- TASK PROMPT: Give an exact transcription of every line, dropping the images.

BEGIN RECORDED DATA

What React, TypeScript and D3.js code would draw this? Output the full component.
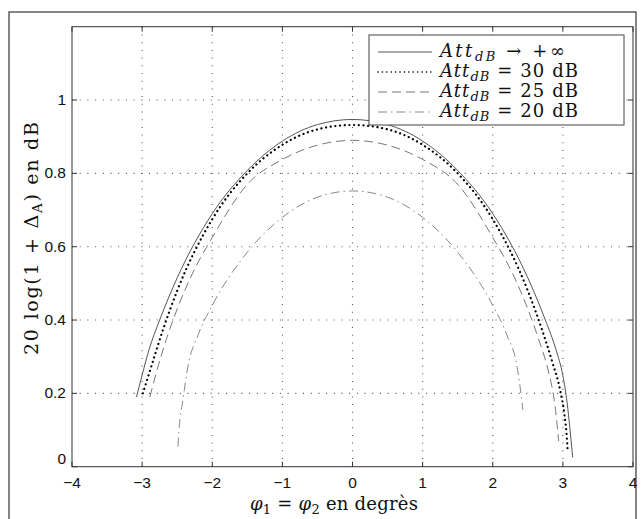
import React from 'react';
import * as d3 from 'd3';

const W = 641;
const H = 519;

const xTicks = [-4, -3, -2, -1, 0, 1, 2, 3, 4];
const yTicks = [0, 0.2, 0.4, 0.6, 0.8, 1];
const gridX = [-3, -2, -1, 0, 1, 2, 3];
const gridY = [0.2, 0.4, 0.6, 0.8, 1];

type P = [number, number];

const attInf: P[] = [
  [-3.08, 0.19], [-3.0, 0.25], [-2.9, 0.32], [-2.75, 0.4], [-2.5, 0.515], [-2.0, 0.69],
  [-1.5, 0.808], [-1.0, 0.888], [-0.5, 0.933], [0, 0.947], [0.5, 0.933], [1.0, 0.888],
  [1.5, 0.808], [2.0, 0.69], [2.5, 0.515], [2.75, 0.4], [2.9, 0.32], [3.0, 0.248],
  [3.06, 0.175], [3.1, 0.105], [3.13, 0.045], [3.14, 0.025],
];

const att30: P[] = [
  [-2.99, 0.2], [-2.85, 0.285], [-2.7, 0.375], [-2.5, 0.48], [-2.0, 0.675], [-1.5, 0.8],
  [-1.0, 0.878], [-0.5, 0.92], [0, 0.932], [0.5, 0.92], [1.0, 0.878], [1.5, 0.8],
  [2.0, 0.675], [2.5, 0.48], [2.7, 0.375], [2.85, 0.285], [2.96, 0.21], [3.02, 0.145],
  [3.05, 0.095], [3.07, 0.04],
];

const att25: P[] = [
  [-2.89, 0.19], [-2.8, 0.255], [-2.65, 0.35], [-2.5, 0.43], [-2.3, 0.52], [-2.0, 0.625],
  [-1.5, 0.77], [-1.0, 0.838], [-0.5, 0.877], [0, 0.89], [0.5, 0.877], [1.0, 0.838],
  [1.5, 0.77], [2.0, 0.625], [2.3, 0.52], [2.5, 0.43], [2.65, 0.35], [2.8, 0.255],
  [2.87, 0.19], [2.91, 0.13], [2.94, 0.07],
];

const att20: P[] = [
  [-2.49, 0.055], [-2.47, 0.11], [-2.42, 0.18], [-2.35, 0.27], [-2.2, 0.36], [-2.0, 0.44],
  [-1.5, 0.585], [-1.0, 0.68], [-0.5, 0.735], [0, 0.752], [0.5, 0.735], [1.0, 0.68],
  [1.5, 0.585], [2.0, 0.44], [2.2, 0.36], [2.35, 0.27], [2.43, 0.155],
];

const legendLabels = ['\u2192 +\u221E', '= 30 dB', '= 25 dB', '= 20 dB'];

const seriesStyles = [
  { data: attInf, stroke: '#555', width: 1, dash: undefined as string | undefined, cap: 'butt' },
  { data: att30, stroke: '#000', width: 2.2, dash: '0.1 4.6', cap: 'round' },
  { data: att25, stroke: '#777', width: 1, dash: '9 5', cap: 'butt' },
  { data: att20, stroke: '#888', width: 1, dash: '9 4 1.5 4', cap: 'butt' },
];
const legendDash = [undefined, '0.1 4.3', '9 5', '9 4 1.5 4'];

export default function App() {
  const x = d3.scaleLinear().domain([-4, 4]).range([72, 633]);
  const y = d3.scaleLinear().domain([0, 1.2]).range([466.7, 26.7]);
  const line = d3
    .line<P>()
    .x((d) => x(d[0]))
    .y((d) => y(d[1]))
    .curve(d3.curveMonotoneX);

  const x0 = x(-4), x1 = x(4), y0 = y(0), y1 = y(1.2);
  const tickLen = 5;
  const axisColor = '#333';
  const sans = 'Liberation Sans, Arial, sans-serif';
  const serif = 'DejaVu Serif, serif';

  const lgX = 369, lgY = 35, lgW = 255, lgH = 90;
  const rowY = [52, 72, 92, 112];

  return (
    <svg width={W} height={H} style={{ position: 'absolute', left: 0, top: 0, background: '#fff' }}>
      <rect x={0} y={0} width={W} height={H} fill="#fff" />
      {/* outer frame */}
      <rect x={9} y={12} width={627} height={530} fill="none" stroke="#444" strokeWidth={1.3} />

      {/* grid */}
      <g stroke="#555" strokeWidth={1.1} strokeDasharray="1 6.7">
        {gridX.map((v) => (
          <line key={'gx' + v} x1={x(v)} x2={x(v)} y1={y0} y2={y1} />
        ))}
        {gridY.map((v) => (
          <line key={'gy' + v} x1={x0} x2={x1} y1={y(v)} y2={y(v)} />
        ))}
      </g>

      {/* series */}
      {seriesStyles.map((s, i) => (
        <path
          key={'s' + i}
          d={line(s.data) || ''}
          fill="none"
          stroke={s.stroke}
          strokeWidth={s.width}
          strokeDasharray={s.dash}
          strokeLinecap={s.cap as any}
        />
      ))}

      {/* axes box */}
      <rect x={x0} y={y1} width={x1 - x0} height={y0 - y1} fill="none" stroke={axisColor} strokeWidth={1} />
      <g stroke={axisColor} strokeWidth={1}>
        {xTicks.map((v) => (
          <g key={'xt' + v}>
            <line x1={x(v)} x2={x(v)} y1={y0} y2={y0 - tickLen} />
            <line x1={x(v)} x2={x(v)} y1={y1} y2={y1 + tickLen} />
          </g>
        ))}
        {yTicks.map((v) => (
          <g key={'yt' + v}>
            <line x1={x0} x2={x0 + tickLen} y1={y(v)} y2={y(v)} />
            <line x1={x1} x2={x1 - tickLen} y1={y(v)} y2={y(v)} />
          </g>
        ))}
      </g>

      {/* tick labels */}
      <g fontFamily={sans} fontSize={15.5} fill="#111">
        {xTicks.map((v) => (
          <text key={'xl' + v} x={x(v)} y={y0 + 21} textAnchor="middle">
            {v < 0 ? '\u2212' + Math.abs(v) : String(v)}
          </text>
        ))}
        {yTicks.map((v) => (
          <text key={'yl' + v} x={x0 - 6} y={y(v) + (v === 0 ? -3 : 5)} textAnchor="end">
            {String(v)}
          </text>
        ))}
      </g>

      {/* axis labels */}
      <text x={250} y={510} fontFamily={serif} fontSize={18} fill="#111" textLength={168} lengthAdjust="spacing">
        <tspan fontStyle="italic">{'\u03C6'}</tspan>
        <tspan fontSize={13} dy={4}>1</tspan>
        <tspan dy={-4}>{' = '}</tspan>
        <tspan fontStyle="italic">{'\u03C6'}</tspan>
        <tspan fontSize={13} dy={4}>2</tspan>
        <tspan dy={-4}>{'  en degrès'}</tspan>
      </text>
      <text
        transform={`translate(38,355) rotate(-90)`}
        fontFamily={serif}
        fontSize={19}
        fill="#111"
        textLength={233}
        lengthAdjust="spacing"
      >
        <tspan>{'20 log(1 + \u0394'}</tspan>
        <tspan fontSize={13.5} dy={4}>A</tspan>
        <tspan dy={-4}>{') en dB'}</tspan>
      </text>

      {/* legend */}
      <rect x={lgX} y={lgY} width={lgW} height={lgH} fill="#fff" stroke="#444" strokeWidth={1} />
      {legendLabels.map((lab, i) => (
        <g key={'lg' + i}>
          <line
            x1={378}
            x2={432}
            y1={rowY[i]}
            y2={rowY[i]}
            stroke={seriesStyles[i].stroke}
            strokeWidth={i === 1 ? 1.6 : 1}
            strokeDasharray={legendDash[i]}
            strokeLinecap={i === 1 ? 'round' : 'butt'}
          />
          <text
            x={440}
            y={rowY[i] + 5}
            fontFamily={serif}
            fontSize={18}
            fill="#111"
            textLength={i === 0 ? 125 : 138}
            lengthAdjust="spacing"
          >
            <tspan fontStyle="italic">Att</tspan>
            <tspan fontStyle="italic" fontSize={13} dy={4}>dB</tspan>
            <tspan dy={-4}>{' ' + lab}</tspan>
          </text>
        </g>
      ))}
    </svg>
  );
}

END RECORDED DATA

- WRITTEN REPLY:
What React, TypeScript and D3.js code would draw this? Output the full component.
import React from 'react';
import * as d3 from 'd3';

const W = 641;
const H = 519;

const xTicks = [-4, -3, -2, -1, 0, 1, 2, 3, 4];
const yTicks = [0, 0.2, 0.4, 0.6, 0.8, 1];
const gridX = [-3, -2, -1, 0, 1, 2, 3];
const gridY = [0.2, 0.4, 0.6, 0.8, 1];

type P = [number, number];

const attInf: P[] = [
  [-3.08, 0.19], [-3.0, 0.25], [-2.9, 0.32], [-2.75, 0.4], [-2.5, 0.515], [-2.0, 0.69],
  [-1.5, 0.808], [-1.0, 0.888], [-0.5, 0.933], [0, 0.947], [0.5, 0.933], [1.0, 0.888],
  [1.5, 0.808], [2.0, 0.69], [2.5, 0.515], [2.75, 0.4], [2.9, 0.32], [3.0, 0.248],
  [3.06, 0.175], [3.1, 0.105], [3.13, 0.045], [3.14, 0.025],
];

const att30: P[] = [
  [-2.99, 0.2], [-2.85, 0.285], [-2.7, 0.375], [-2.5, 0.48], [-2.0, 0.675], [-1.5, 0.8],
  [-1.0, 0.878], [-0.5, 0.92], [0, 0.932], [0.5, 0.92], [1.0, 0.878], [1.5, 0.8],
  [2.0, 0.675], [2.5, 0.48], [2.7, 0.375], [2.85, 0.285], [2.96, 0.21], [3.02, 0.145],
  [3.05, 0.095], [3.07, 0.04],
];

const att25: P[] = [
  [-2.89, 0.19], [-2.8, 0.255], [-2.65, 0.35], [-2.5, 0.43], [-2.3, 0.52], [-2.0, 0.625],
  [-1.5, 0.77], [-1.0, 0.838], [-0.5, 0.877], [0, 0.89], [0.5, 0.877], [1.0, 0.838],
  [1.5, 0.77], [2.0, 0.625], [2.3, 0.52], [2.5, 0.43], [2.65, 0.35], [2.8, 0.255],
  [2.87, 0.19], [2.91, 0.13], [2.94, 0.07],
];

const att20: P[] = [
  [-2.49, 0.055], [-2.47, 0.11], [-2.42, 0.18], [-2.35, 0.27], [-2.2, 0.36], [-2.0, 0.44],
  [-1.5, 0.585], [-1.0, 0.68], [-0.5, 0.735], [0, 0.752], [0.5, 0.735], [1.0, 0.68],
  [1.5, 0.585], [2.0, 0.44], [2.2, 0.36], [2.35, 0.27], [2.43, 0.155],
];

const legendLabels = ['\u2192 +\u221E', '= 30 dB', '= 25 dB', '= 20 dB'];

const seriesStyles = [
  { data: attInf, stroke: '#555', width: 1, dash: undefined as string | undefined, cap: 'butt' },
  { data: att30, stroke: '#000', width: 2.2, dash: '0.1 4.6', cap: 'round' },
  { data: att25, stroke: '#777', width: 1, dash: '9 5', cap: 'butt' },
  { data: att20, stroke: '#888', width: 1, dash: '9 4 1.5 4', cap: 'butt' },
];
const legendDash = [undefined, '0.1 4.3', '9 5', '9 4 1.5 4'];

export default function App() {
  const x = d3.scaleLinear().domain([-4, 4]).range([72, 633]);
  const y = d3.scaleLinear().domain([0, 1.2]).range([466.7, 26.7]);
  const line = d3
    .line<P>()
    .x((d) => x(d[0]))
    .y((d) => y(d[1]))
    .curve(d3.curveMonotoneX);

  const x0 = x(-4), x1 = x(4), y0 = y(0), y1 = y(1.2);
  const tickLen = 5;
  const axisColor = '#333';
  const sans = 'Liberation Sans, Arial, sans-serif';
  const serif = 'DejaVu Serif, serif';

  const lgX = 369, lgY = 35, lgW = 255, lgH = 90;
  const rowY = [52, 72, 92, 112];

  return (
    <svg width={W} height={H} style={{ position: 'absolute', left: 0, top: 0, background: '#fff' }}>
      <rect x={0} y={0} width={W} height={H} fill="#fff" />
      {/* outer frame */}
      <rect x={9} y={12} width={627} height={530} fill="none" stroke="#444" strokeWidth={1.3} />

      {/* grid */}
      <g stroke="#555" strokeWidth={1.1} strokeDasharray="1 6.7">
        {gridX.map((v) => (
          <line key={'gx' + v} x1={x(v)} x2={x(v)} y1={y0} y2={y1} />
        ))}
        {gridY.map((v) => (
          <line key={'gy' + v} x1={x0} x2={x1} y1={y(v)} y2={y(v)} />
        ))}
      </g>

      {/* series */}
      {seriesStyles.map((s, i) => (
        <path
          key={'s' + i}
          d={line(s.data) || ''}
          fill="none"
          stroke={s.stroke}
          strokeWidth={s.width}
          strokeDasharray={s.dash}
          strokeLinecap={s.cap as any}
        />
      ))}

      {/* axes box */}
      <rect x={x0} y={y1} width={x1 - x0} height={y0 - y1} fill="none" stroke={axisColor} strokeWidth={1} />
      <g stroke={axisColor} strokeWidth={1}>
        {xTicks.map((v) => (
          <g key={'xt' + v}>
            <line x1={x(v)} x2={x(v)} y1={y0} y2={y0 - tickLen} />
            <line x1={x(v)} x2={x(v)} y1={y1} y2={y1 + tickLen} />
          </g>
        ))}
        {yTicks.map((v) => (
          <g key={'yt' + v}>
            <line x1={x0} x2={x0 + tickLen} y1={y(v)} y2={y(v)} />
            <line x1={x1} x2={x1 - tickLen} y1={y(v)} y2={y(v)} />
          </g>
        ))}
      </g>

      {/* tick labels */}
      <g fontFamily={sans} fontSize={15.5} fill="#111">
        {xTicks.map((v) => (
          <text key={'xl' + v} x={x(v)} y={y0 + 21} textAnchor="middle">
            {v < 0 ? '\u2212' + Math.abs(v) : String(v)}
          </text>
        ))}
        {yTicks.map((v) => (
          <text key={'yl' + v} x={x0 - 6} y={y(v) + (v === 0 ? -3 : 5)} textAnchor="end">
            {String(v)}
          </text>
        ))}
      </g>

      {/* axis labels */}
      <text x={250} y={510} fontFamily={serif} fontSize={18} fill="#111" textLength={168} lengthAdjust="spacing">
        <tspan fontStyle="italic">{'\u03C6'}</tspan>
        <tspan fontSize={13} dy={4}>1</tspan>
        <tspan dy={-4}>{' = '}</tspan>
        <tspan fontStyle="italic">{'\u03C6'}</tspan>
        <tspan fontSize={13} dy={4}>2</tspan>
        <tspan dy={-4}>{'  en degrès'}</tspan>
      </text>
      <text
        transform={`translate(38,355) rotate(-90)`}
        fontFamily={serif}
        fontSize={19}
        fill="#111"
        textLength={233}
        lengthAdjust="spacing"
      >
        <tspan>{'20 log(1 + \u0394'}</tspan>
        <tspan fontSize={13.5} dy={4}>A</tspan>
        <tspan dy={-4}>{') en dB'}</tspan>
      </text>

      {/* legend */}
      <rect x={lgX} y={lgY} width={lgW} height={lgH} fill="#fff" stroke="#444" strokeWidth={1} />
      {legendLabels.map((lab, i) => (
        <g key={'lg' + i}>
          <line
            x1={378}
            x2={432}
            y1={rowY[i]}
            y2={rowY[i]}
            stroke={seriesStyles[i].stroke}
            strokeWidth={i === 1 ? 1.6 : 1}
            strokeDasharray={legendDash[i]}
            strokeLinecap={i === 1 ? 'round' : 'butt'}
          />
          <text
            x={440}
            y={rowY[i] + 5}
            fontFamily={serif}
            fontSize={18}
            fill="#111"
            textLength={i === 0 ? 125 : 138}
            lengthAdjust="spacing"
          >
            <tspan fontStyle="italic">Att</tspan>
            <tspan fontStyle="italic" fontSize={13} dy={4}>dB</tspan>
            <tspan dy={-4}>{' ' + lab}</tspan>
          </text>
        </g>
      ))}
    </svg>
  );
}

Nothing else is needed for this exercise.